It’s Sunday evening and Mental Health Awareness week starts tomorrow.
Watch out for the bunting, the posters, the merch, events, interviews and tanned celebs repeating a one liner platitude.
I won’t be joining in the ‘celebrations’ as I am not buying into the hype.
I have grown this cynical(I call myself ‘cinacal’) from simple observation over two decades spent in London raising two daughters on my own. I have struggled with my mental health throughout, seeking help non stop and not getting it. I’ve been bullied and intimidated many times by those with more power, who smelt the blood of vulnerability in the sight of an isolated foreign woman, little girls in tow. From headteachers to neighbours, it seems that everyone could have a go at it, as if I’d been walking around with a sign saying ‘ pick on us please’. Of course I wasn’t but my sensitivity was picked up as defencelessness and a green light for anyone to snipe at us. So much so that I became a recluse and instructed the girls to pick up books when children would not play with them. I think we were seen as a strange family, a bizarre sight on Kentish Town road, always on our own, holding our heads high and our hearts on our sleeves. Looking back at it, we were like an accident waiting to happen in what looked like a dog-eat-dog world of playground politics and populist Britons, open mouthed with disbelief, watching us approach with our strange aura, a multilingual mystery, a cultural mish mash of bohemian freedom, spirituality, our obsession with self-improvement through education and our indomitable hope which seemed to drive some mad with muted rage.
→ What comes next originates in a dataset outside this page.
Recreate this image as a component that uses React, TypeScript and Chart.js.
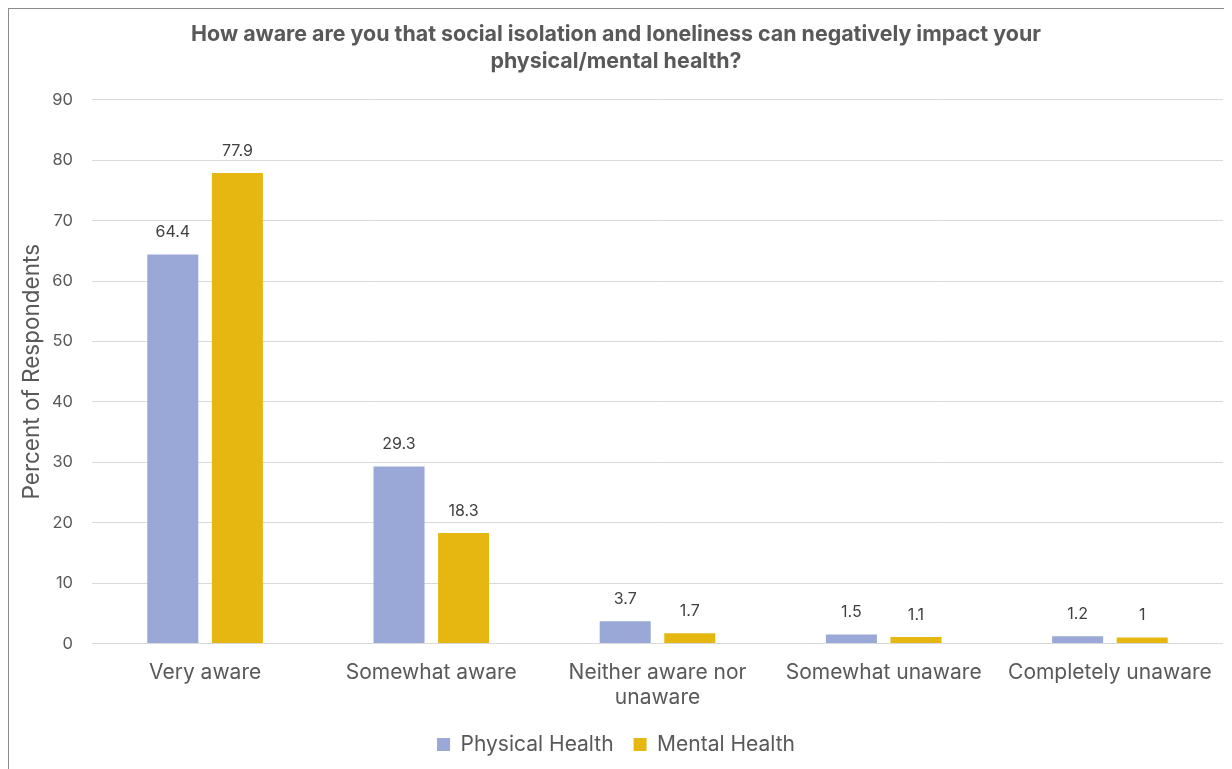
import React, { useEffect, useRef } from "react";
import { Chart, registerables } from "chart.js";

Chart.register(...registerables);

const categories: (string | string[])[] = [
  "Very aware",
  "Somewhat aware",
  ["Neither aware nor", "unaware"],
  "Somewhat unaware",
  "Completely unaware",
];
const physicalHealth = [64.4, 29.3, 3.7, 1.5, 1.2];
const mentalHealth = [77.9, 18.3, 1.7, 1.1, 1];
const titleLines = [
  "How aware are you that social isolation and loneliness can negatively impact your",
  "physical/mental health?",
];

const FONT = "Inter, 'Open Sans', 'DejaVu Sans', sans-serif";

const dataLabels = {
  id: "dataLabels",
  afterDatasetsDraw(chart: any) {
    const ctx = chart.ctx;
    ctx.save();
    ctx.font = `16px ${FONT}`;
    ctx.fillStyle = "#404040";
    ctx.textAlign = "center";
    ctx.textBaseline = "middle";
    chart.data.datasets.forEach((ds: any, i: number) => {
      const meta = chart.getDatasetMeta(i);
      meta.data.forEach((el: any, j: number) => {
        ctx.fillText(String(ds.data[j]), el.x, el.y - 22);
      });
    });
    ctx.restore();
  },
};

export default function App() {
  const ref = useRef<HTMLCanvasElement>(null);
  useEffect(() => {
    if (!ref.current) return;
    const chart = new Chart(ref.current, {
      type: "bar",
      data: {
        labels: categories,
        datasets: [
          {
            label: "Physical Health",
            data: physicalHealth,
            backgroundColor: "#99a8d6",
            categoryPercentage: 0.571,
            barPercentage: 0.79,
          },
          {
            label: "Mental Health",
            data: mentalHealth,
            backgroundColor: "#e6b711",
            categoryPercentage: 0.571,
            barPercentage: 0.79,
          },
        ],
      },
      options: {
        animation: false,
        responsive: false,
        maintainAspectRatio: false,
        layout: { padding: { left: 0, right: 9, top: 12, bottom: 4 } },
        plugins: {
          title: {
            display: true,
            text: titleLines,
            color: "#595959",
            font: { family: FONT, size: 21.4, weight: "bold", lineHeight: 1.27 },
            padding: { top: 0, bottom: 24.5 },
          },
          legend: {
            position: "bottom",
            labels: {
              color: "#595959",
              font: { family: FONT, size: 21 },
              boxWidth: 13,
              boxHeight: 13,
              padding: 20,
            },
          },
          tooltip: { enabled: false },
        },
        scales: {
          x: {
            grid: { display: false },
            border: { display: false },
            ticks: {
              color: "#595959",
              font: { family: FONT, size: 21 },
              padding: 8.5,
              maxRotation: 0,
              autoSkip: false,
            },
            afterFit: (scale: any) => {
              scale.height -= 5;
            },
          },
          y: {
            min: 0,
            max: 90,
            ticks: {
              stepSize: 10,
              color: "#595959",
              font: { family: FONT, size: 16.5 },
              padding: 19,
            },
            grid: { color: "#d9d9d9", drawTicks: false },
            border: { display: false },
            title: {
              display: true,
              text: "Percent of Respondents",
              color: "#595959",
              font: { family: FONT, size: 22.5 },
              padding: { top: 9.5, bottom: 0 },
            },
            afterFit: (scale: any) => {
              scale.width = 83;
            },
          },
        },
      },
      plugins: [dataLabels],
    });
    return () => chart.destroy();
  }, []);
  return (
    <div
      style={{
        width: 1224,
        height: 761,
        borderTop: "1px solid #8c8c8c",
        borderLeft: "1px solid #8c8c8c",
        boxSizing: "border-box",
        background: "#fff",
        overflow: "hidden",
      }}
    >
      <canvas ref={ref} width={1223} height={760} style={{ display: "block" }} />
    </div>
  );
}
In this context, I’ve kept us safe-(ish) in the sense that we’re still alive today, that we’re in relatively good health but at what price? I have undoubtedly become aware of the impact of living such a life has had on my health: mental and physical. I can only guess at how my daughters have also been impacted from seeing their sole carer always alone, regularly distraught and despairing. My amend to them has been to seek help with all my strength, not leaving a single stone unturned to aim for a better life for me but especially for them.
I have seen professionals dangerously uneducated in human kindness and lacking empathy express ‘concern’ around my mental health. What that meant really was that unless I would tone my symptoms down and stop asking for help, my children would be seen as potentially ‘at risk’ from living with a mother so open about her mental health struggles. It is no surprise that I have had to go to pieces quietly from the discomfort of my cluttered living room until my youngest had reached her 18th birthday before I could talk about these struggles openly. The shame society has tried to tar me with does not belong to me but to a heartless society which says one thing and does another.
Aside from waking up with so much pain crystallised in my body from the compounded anxiety, hypervigilance and responsibility for raising my daughters alone in the past 23 years, I am waking up as if from a coma, realising that I may never feel safe in the UK. This lockdown, we’ve seen it all again, my ‘otherness’ has ruffled feathers and disturbed those on our housing estate who clap for the NHS, call frontline workers ‘heroes’ and put nice little rainbows on their windows on the one hand whilst organising wild parties, sending me texts calling me deranged for wanting some peace and quiet sometimes, ganging up on me to intimidate and ostracise us. This lockdown has shown me what I already knew so well without having seen it with my eyes but strongly felt with my heart: It’s those who think there’s nothing wrong with them that one needs to watch out for. I won’t be celebrating what I already know: Mental health awareness is weak in the UK.